微增深度，大有可为：对数深度Transformer的表达能力研究 (A Little Depth Goes a Long Way: The Expressive Power of Log-Depth Transformers)

Recent theoretical results show transformers cannot express sequential reasoning problems over long inputs, intuitively because their computational depth is bounded. However, prior work treats the depth as a constant, leaving it unclear to what degree bounded depth may suffice for solving problems over short inputs, or how increasing the transformer's depth affects its expressive power. We address these questions by analyzing transformers whose depth can grow minimally with context length $n$. We show even highly uniform transformers with depth $Θ(\log n)$ can express two important problems: recognizing regular languages, which captures state tracking abilities and was known to be expressible only by an unconventional, non-uniform model of transformers, and graph connectivity, which underlies multi-step reasoning. Notably, both of these problems cannot be expressed by fixed-depth transformers under standard complexity conjectures, demonstrating the expressivity benefit of growing depth. Moreover, our theory quantitatively predicts how depth must grow with input length to express these problems, showing that depth scaling is more efficient than scaling width or chain-of-thought steps. Empirically, our detailed experiments designed to bridge the expressivity vs. learnability gap reveal that our theoretical depth requirements for regular language recognition closely match the practical depth requirements for successfully training transformers. Thus, our results clarify how depth affects a transformer's reasoning capabilities, and provide practical guidance for effective depth selection for sequential reasoning.

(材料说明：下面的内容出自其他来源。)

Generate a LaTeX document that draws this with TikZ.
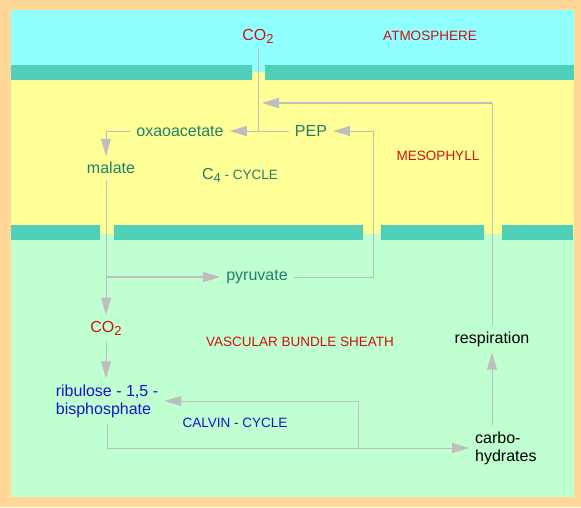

翻译：近期理论研究表明，Transformer无法表达对长输入序列的时序推理问题，直观上是因为其计算深度存在上界。然而，先前研究将深度视为常数，未能阐明有限深度在多大程度上足以处理短输入问题，亦未明确增加Transformer深度如何影响其表达能力。本文通过分析深度可随上下文长度$n$最小化增长的Transformer模型来探讨这些问题。我们证明，即使深度仅为$Θ(\log n)$的高度均匀Transformer，也能表达两个关键问题：识别正则语言（该能力对应状态追踪功能，此前仅知可通过非常规非均匀Transformer模型实现）和图连通性判定（该问题是多步推理的基础）。值得注意的是，在标准复杂度假设下，这两个问题均无法由固定深度Transformer表达，这证明了增长深度带来的表达能力优势。此外，我们的理论定量预测了表达这些问题所需深度随输入长度的增长规律，表明深度扩展比扩展宽度或思维链步骤更高效。在实证方面，我们设计了弥合表达能力与可学习性差距的详细实验，结果显示正则语言识别的理论深度要求与成功训练Transformer的实际深度需求高度吻合。因此，本研究阐明了深度如何影响Transformer的推理能力，并为序列推理任务的有效深度选择提供了实践指导。